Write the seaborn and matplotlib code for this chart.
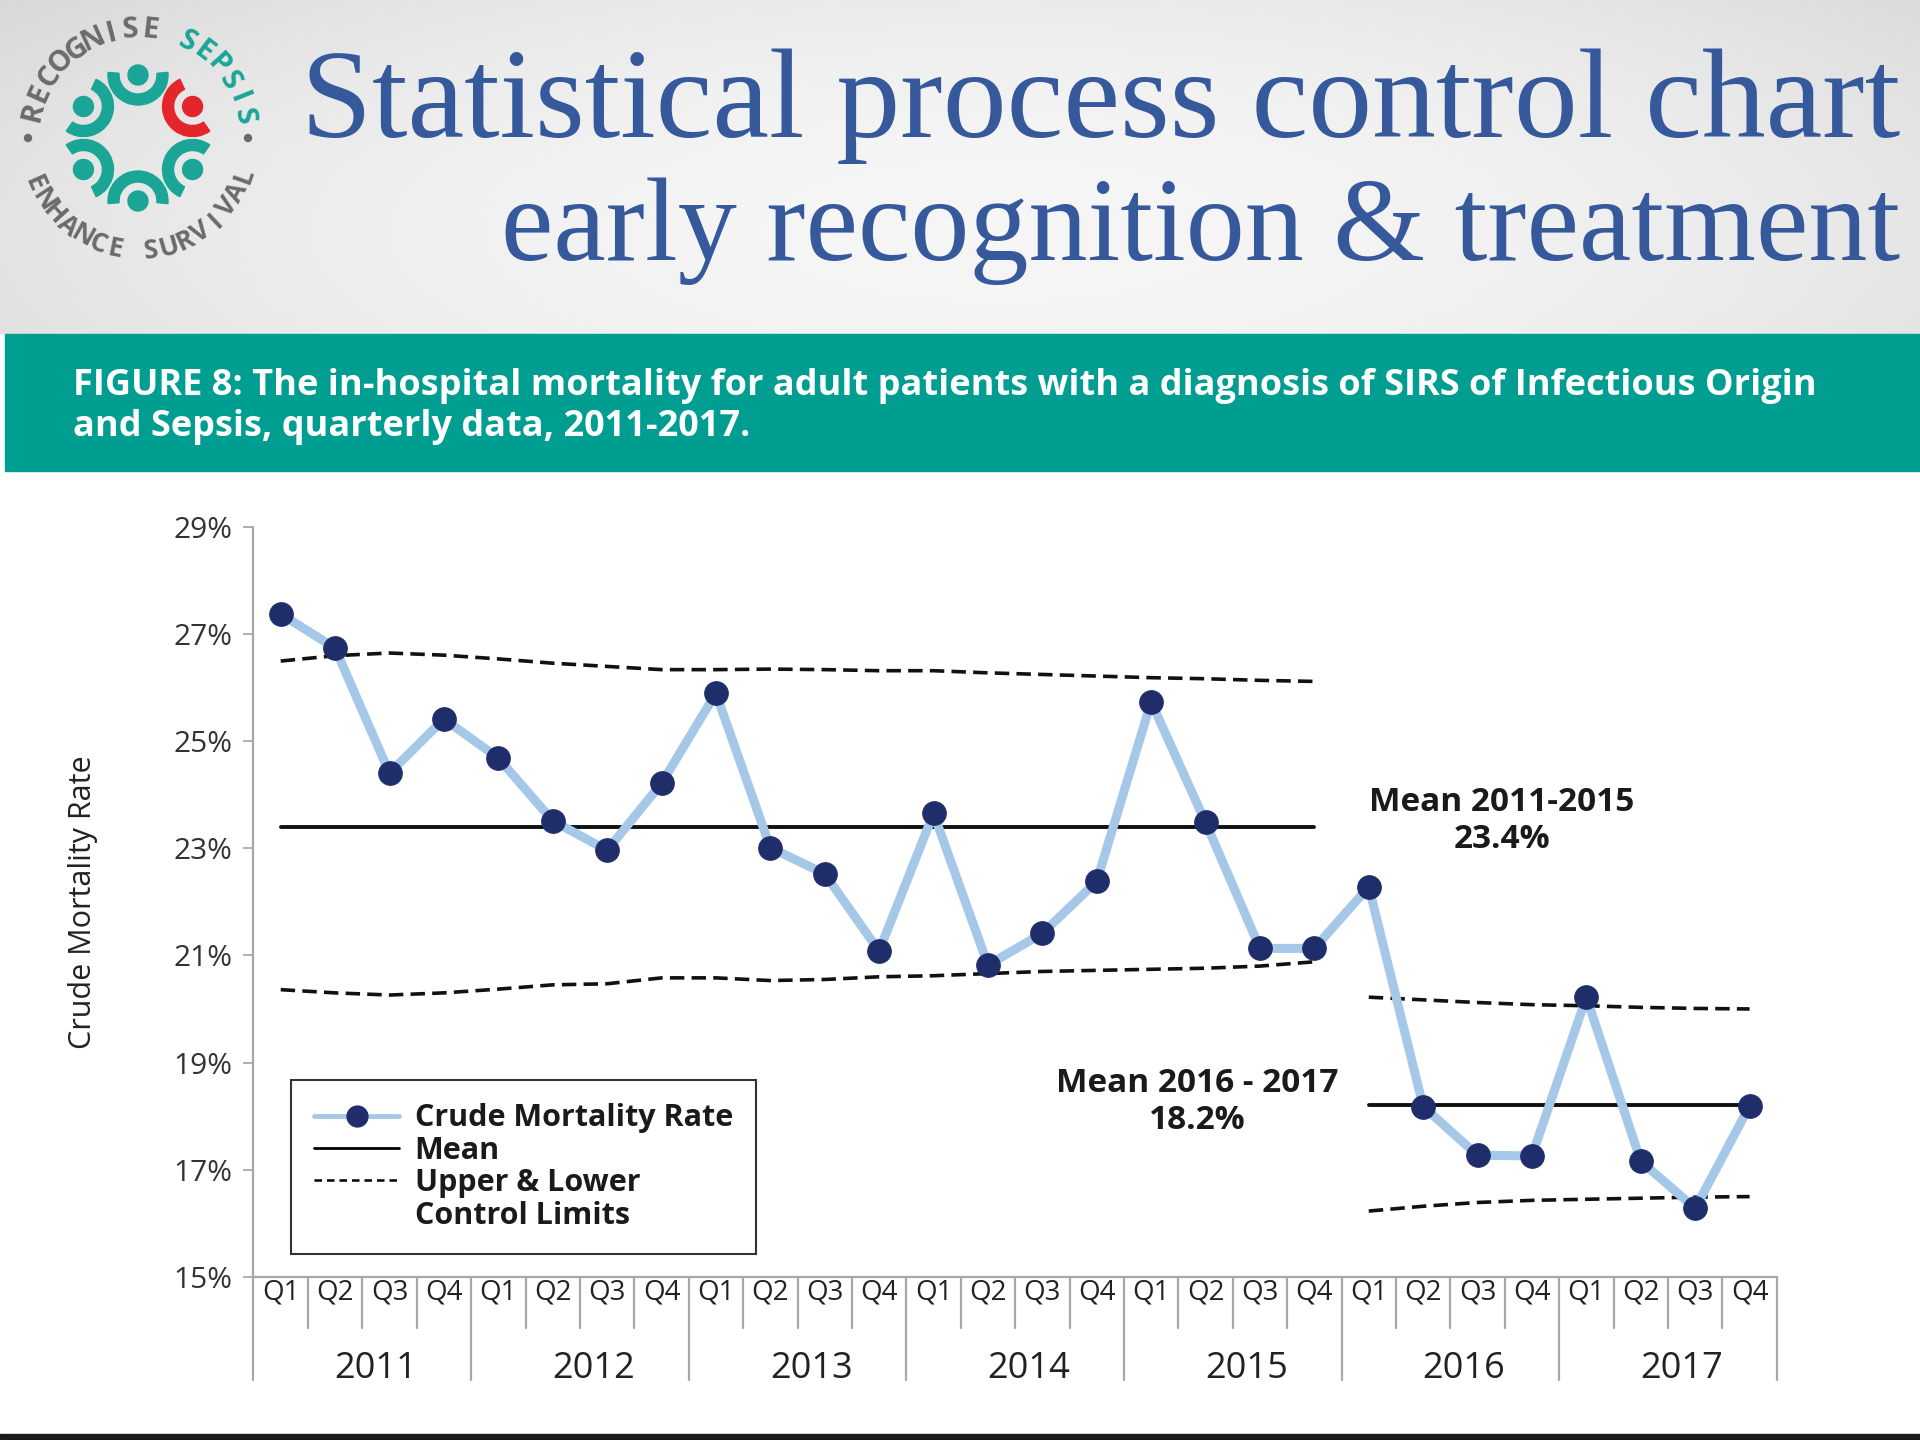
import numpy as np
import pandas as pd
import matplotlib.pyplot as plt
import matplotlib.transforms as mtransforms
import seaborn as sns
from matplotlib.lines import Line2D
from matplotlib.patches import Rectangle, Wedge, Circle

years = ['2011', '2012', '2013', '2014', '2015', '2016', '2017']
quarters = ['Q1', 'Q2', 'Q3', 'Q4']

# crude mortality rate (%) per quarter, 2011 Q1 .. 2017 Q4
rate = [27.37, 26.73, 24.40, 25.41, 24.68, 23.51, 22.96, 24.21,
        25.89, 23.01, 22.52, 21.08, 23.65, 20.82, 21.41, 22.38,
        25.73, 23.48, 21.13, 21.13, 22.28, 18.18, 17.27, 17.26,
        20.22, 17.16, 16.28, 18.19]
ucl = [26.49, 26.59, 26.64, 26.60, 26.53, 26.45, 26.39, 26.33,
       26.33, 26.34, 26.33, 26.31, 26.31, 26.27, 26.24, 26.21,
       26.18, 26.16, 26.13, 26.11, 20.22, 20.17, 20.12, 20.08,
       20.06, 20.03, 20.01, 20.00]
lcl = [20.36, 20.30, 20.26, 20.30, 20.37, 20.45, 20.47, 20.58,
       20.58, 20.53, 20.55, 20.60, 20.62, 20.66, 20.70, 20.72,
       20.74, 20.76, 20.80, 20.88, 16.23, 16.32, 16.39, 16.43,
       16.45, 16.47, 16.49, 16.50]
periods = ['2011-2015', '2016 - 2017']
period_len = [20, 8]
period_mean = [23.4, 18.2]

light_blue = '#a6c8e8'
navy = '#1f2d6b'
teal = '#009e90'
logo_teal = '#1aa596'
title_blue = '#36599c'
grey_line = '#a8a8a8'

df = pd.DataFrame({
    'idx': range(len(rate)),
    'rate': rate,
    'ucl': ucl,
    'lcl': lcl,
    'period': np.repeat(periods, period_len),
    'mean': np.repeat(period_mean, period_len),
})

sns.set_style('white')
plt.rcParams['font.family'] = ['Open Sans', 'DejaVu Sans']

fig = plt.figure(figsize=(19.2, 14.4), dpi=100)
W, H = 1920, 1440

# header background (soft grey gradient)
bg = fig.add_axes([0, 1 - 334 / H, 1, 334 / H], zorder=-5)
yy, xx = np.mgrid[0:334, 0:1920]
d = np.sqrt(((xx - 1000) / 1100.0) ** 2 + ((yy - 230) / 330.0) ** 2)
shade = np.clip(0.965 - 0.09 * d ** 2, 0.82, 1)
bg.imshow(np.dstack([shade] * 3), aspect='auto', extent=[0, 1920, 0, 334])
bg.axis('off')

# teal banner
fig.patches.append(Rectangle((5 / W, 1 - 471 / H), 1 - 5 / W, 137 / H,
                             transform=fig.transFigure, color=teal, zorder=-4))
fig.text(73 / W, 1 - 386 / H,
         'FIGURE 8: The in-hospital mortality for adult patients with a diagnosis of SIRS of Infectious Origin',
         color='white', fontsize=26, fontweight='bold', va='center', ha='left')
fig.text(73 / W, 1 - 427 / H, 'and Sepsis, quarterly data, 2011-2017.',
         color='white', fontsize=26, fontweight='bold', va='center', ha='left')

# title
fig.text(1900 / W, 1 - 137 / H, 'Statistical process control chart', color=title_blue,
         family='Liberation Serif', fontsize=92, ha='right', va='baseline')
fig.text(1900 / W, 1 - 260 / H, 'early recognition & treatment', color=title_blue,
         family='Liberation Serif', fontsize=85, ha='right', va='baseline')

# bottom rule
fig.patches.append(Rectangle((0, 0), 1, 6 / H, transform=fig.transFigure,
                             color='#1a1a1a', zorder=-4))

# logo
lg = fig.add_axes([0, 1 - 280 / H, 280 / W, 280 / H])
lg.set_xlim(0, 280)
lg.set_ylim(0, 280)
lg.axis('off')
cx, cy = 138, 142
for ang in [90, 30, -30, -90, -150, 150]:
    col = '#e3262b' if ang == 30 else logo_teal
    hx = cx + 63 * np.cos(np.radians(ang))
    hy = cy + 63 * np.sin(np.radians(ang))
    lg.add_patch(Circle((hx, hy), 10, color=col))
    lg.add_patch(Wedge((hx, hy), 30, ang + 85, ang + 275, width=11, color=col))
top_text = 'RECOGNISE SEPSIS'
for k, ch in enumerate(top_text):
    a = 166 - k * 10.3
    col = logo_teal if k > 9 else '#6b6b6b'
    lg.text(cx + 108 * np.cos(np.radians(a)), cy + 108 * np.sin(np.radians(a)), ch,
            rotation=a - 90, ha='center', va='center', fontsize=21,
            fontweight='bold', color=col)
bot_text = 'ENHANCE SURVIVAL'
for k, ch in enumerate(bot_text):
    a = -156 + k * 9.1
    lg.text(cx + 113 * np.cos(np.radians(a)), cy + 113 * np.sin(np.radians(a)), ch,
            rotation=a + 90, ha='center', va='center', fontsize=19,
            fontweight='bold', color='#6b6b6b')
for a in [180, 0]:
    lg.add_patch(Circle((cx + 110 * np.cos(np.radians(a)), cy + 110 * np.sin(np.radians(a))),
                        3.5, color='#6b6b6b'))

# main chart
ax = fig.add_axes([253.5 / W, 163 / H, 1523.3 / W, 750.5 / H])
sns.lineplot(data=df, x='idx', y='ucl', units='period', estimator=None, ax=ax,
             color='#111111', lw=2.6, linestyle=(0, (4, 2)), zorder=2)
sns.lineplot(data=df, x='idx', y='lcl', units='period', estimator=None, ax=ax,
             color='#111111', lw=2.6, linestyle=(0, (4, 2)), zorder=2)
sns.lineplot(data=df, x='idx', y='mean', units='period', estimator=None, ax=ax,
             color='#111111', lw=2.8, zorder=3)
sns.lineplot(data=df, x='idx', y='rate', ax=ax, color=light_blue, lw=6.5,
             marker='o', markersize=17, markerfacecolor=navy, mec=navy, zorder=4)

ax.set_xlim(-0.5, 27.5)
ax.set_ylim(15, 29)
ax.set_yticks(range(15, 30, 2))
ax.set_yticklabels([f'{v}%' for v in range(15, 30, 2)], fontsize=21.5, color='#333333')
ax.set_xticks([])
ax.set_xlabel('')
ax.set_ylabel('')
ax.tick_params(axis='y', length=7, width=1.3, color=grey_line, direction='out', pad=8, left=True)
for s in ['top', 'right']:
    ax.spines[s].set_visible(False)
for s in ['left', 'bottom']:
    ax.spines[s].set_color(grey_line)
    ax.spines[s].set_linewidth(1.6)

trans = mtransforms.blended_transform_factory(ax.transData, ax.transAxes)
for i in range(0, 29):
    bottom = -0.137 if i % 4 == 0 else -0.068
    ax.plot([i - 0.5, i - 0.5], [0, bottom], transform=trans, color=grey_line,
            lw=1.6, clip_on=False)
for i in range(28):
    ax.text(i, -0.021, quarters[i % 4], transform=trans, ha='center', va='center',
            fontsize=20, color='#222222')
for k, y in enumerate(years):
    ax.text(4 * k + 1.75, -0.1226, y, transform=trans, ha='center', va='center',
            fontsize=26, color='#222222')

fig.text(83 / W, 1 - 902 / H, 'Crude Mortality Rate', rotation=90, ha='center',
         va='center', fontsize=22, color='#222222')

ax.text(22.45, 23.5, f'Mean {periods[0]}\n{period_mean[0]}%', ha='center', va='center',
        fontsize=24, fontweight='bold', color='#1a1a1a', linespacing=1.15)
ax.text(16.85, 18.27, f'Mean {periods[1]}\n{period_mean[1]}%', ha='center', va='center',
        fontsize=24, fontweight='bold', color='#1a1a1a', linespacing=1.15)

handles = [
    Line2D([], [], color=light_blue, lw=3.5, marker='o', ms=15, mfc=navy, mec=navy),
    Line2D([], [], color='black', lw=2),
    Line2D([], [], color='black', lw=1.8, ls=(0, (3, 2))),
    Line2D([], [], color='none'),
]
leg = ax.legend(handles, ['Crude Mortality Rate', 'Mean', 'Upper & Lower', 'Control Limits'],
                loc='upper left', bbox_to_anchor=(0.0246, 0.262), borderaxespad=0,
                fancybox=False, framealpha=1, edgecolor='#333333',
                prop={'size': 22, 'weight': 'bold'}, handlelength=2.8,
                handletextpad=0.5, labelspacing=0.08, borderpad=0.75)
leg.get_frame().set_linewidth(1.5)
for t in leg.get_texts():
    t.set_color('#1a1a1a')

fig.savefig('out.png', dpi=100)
━━━━
Print the data above verbatim from the first line through the line holding "quarters = ['Q1', 'Q2', 'Q3', 'Q4']", leaving every picture out.

Write the seaborn and matplotlib code for this chart.
import numpy as np
import pandas as pd
import matplotlib.pyplot as plt
import matplotlib.transforms as mtransforms
import seaborn as sns
from matplotlib.lines import Line2D
from matplotlib.patches import Rectangle, Wedge, Circle

years = ['2011', '2012', '2013', '2014', '2015', '2016', '2017']
quarters = ['Q1', 'Q2', 'Q3', 'Q4']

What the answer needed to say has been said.